Beat Radio

Rolling Stone
March 2, 2000/Issue 835

Pirate Radio Goes Legal

FCC approves low-power radio

In a David-over-Goliath victory for pirate radio broadcasters, the Federal Communications Commission voted on January 20th to create a new generation of low-power radio stations designed to give everyday citizens a voice on the dial. Vehemently opposed by the National Association of Broadcasters, one of Washington D.C.'s most powerful lobbying groups, but supported by FCC Chairman William Kennard, the low-power initiative marked a major victory for independent broadcasters and grass-roots organizations.

"There's so much great music in the world that never makes it to radio, and the FCC deserves credit for opening up as much room as possible on the dial," says singer Bonnie Raitt.

"This is a major victory," adds radio activist Alan Freed, whose unlicensed Minneapolis station, Beat Radio, was shut down for illegal broadcasting by FCC officials three years ago. "It represents putting radio back in the hands of the people."
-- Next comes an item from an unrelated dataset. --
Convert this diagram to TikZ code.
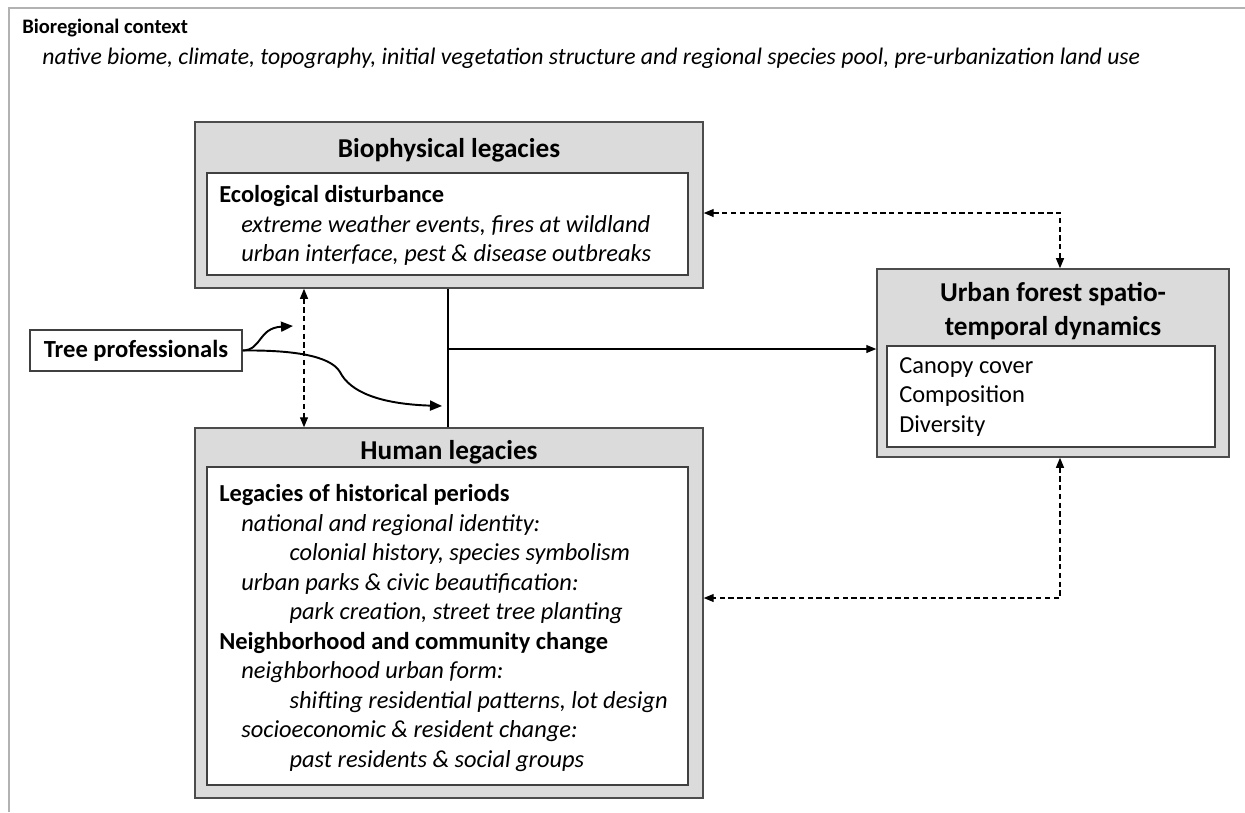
\documentclass[tikz,border=0pt]{standalone}
\usepackage{fontspec}
\setmainfont{Carlito}
\usetikzlibrary{arrows.meta}
\newcommand\lvlone{\hspace*{12.5pt}}
\newcommand\lvltwo{\hspace*{40pt}}
\tikzset{
  legacybox/.style={draw=black!70, fill=black!14, line width=0.9pt, rectangle, inner sep=0pt},
  listbox/.style={draw=black!75, fill=white, line width=0.8pt, rectangle, inner sep=0pt},
  boxtitle/.style={font=\fontsize{15.5}{19.3}\selectfont\bfseries, align=center},
  boxtext/.style={font=\fontsize{13.9}{16.8}\selectfont, align=left, anchor=north west, inner sep=0pt},
  link/.style={line width=0.7pt, dash pattern=on 3pt off 2pt, {Triangle[length=2mm,width=1.6mm]}-{Triangle[length=2mm,width=1.6mm]}},
  treearrow/.style={line width=1.1pt, -{Triangle[length=2.4mm,width=2mm]}},
}
\begin{document}
\begin{tikzpicture}[x=0.02cm, y=-0.02cm]
\useasboundingbox (0,0) rectangle (1245,812);
% bioregional context frame
\draw[black!30, line width=1pt] (9,812) -- (9,8) -- (1245,8);
\node[anchor=west, inner sep=0pt, font=\fontsize{11.7}{13}\selectfont\bfseries] (ctx) at (22,28) {Bioregional context};
\node[anchor=west, inner sep=0pt, font=\fontsize{13.5}{15}\selectfont\itshape] (ctxtext) at (42,58) {native biome, climate, topography, initial vegetation structure and regional species pool, pre-urbanization land use};

% biophysical legacies
\node[legacybox, minimum width=10.16cm, minimum height=3.32cm] (bio) at (449,205) {};
\node[listbox, minimum width=9.62cm, minimum height=2.04cm] (biolist) at (447.5,224) {};
\node[boxtitle] (biotitle) at (449,150) {Biophysical legacies};
\node[boxtext] (biotext) at (219,185) {\textbf{Ecological disturbance}\\
  \lvlone\textit{extreme weather events, fires at wildland}\\
  \lvlone\textit{urban interface, pest \& disease outbreaks}};

% human legacies
\node[legacybox, minimum width=10.16cm, minimum height=7.4cm] (human) at (449,613) {};
\node[listbox, minimum width=9.62cm, minimum height=6.36cm] (humanlist) at (447.5,626) {};
\node[boxtitle] (humantitle) at (449,452) {Human legacies};
\node[boxtext] (humantext) at (219,484) {\textbf{Legacies of historical periods}\\
  \lvlone\textit{national and regional identity:}\\
  \lvltwo\textit{colonial history, species symbolism}\\
  \lvlone\textit{urban parks \& civic beautification:}\\
  \lvltwo\textit{park creation, street tree planting}\\
  \textbf{Neighborhood and community change}\\
  \lvlone\textit{neighborhood urban form:}\\
  \lvltwo\textit{shifting residential patterns, lot design}\\
  \lvlone\textit{socioeconomic \& resident change:}\\
  \lvltwo\textit{past residents \& social groups}};

% urban forest
\node[legacybox, minimum width=7.04cm, minimum height=3.76cm] (urban) at (1053,363) {};
\node[listbox, minimum width=6.56cm, minimum height=2.02cm] (urbanlist) at (1051,396.5) {};
\node[boxtitle] (urbantitle) at (1053,311) {Urban forest spatio-\\temporal dynamics};
\node[boxtext] (urbantext) at (899,357) {Canopy cover\\Composition\\Diversity};

% tree professionals
\node[draw=black!75, line width=0.8pt, minimum width=4.24cm, minimum height=0.82cm, font=\fontsize{14}{16}\selectfont\bfseries] (tree) at (136,350.5) {Tree professionals};
\coordinate (tpup) at (293,326);
\coordinate (tpdown) at (442,406);
\draw[treearrow] (tree.east) .. controls (262,350) and (258,328) .. (tpup);
\draw[treearrow] (tree.east) .. controls (290,350) and (330,355) .. (340,372) .. controls (350,392) and (380,404) .. (tpdown);

% links between boxes
\draw[link] (304,0 |- bio.south) -- (304,0 |- human.north);
\coordinate (hub) at (448,349);
\draw[line width=0.7pt] (hub |- bio.south) -- (hub |- human.north);
\draw[line width=0.7pt, -{Triangle[length=2mm,width=1.6mm]}] (hub) -- (urban.west |- hub);
\coordinate (looptop) at (1060,213);
\coordinate (loopbot) at (1060,598);
\draw[link] (bio.east |- looptop) -| (looptop |- urban.north);
\draw[link] (loopbot |- urban.south) |- (human.east |- loopbot);
\end{tikzpicture}
\end{document}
The FCC's proposal for new 10- and 100-watt stations, several hundred of which could be on the air by Labor Day, is intended to give community organizations such as churches, schools and neighborhood groups access to the airwaves; the stations' broadcast range will be only about three or four miles. Still, by opening the FM dial to new broadcasters, the proposal runs counter to the massive consolidation of the radio industry in recent years, which has resulted in more than $70 billion worth of stations changing hands since 1995. Today's largest station owner, Clear Channel Communications, owns nearly a thousand outlets, with most offering formulaic programming. "Right now, radio's a joke," says Joey Ramone.

The battle may not be over. Rep. Michael Oxley (R-Ohio) is sponsoring legislation that would ban the FCC from implementing the proposal, but whether it will pass in the house is questionable. Some Democrats say they welcome a fight on the issue. "If [the Republicans] want to have a full discussion on this issue, that's a debate I'm comfortable leading," says Michigan Rep. David Bonior, the second-ranking Democrat in the House. On the presidential campaign trail, Vice President Al Gore has voiced support for low-power radio.

The heavily-funded NAB - upset about having to share the airwaves with a new generation of amateurs - is threatening a lawsuit of its own. Not accustomed to losing policy fights, the NAB wasted no time in turning up the rhetoric when Kennard first suggested legalizing low-power radio in January 1999, calling the idea "the single biggest issue to hit the radio industry in the last few decades." As part of its campaign, the NAB shipped out a nineteen-page anti-low power packet to members, including a letter that stated, "There has never been more program diversity than in today's fiercely competitive radio market."

In the end, though, it was low-power activists, not the NAB's well-paid lobbying crew, who created real momentum. Using the Internet as a networking tool, backers stitched together an unlikely coalition that included, among others, novelist Kurt Vonnegut, the U.S. Catholic Conference, the Indigo Girls, Jackson Browne, the American Library Association, the Green Party, the United Church of Christ, various Native American tribes, the ACLU of Massachusetts and the cities of Detroit, Seattle, Santa Monica and Albuquerque, New Mexico. All urged the FCC to adopt the new-station proposal.

That unusually diverse alliance made it difficult for the bill's proponents to to be dismissed as underground radicals, according to Freed. "The NAB would have liked to portray us as pirates who don't wash but once a month and only want low-power so they can play their favorite CDs," he says. "In fact, we're a complete cross-section of America."

Joining them are scores of music-industry executives, frustrated by commercial radio's narrow programming approach. "I'm such a low-power fan," says one senior programmer at MTV. "It would keep community service, which is now nonexistent in radio, alive and give people a voice again."

"The NAB is like the NRA," says one major-label vice president. "It's not trying to do what's right; it's just looking for causes to fight. But I can't say that publicly, because my bread and butter are the NAB majors - the Clear Channel stations."

The FCC victory represents vindication for low-power advocates, many of whom were lobbying for new stations nearly a decade before Kennard ever took up their cause. Determined to regain access to a small slice of the nation's airwaves in the meantime, some operated underground radio stations - only to have them raided by government officials, who shut them down and levied stiff fines. Perseverance, though, has paid off. "We had nothing to lose in this battle, just an investment of time," says Jeremy Wilker, co-founder of Americans for Radio Diversity. "And when you're fighting somebody with nothing to lose, you better watch out."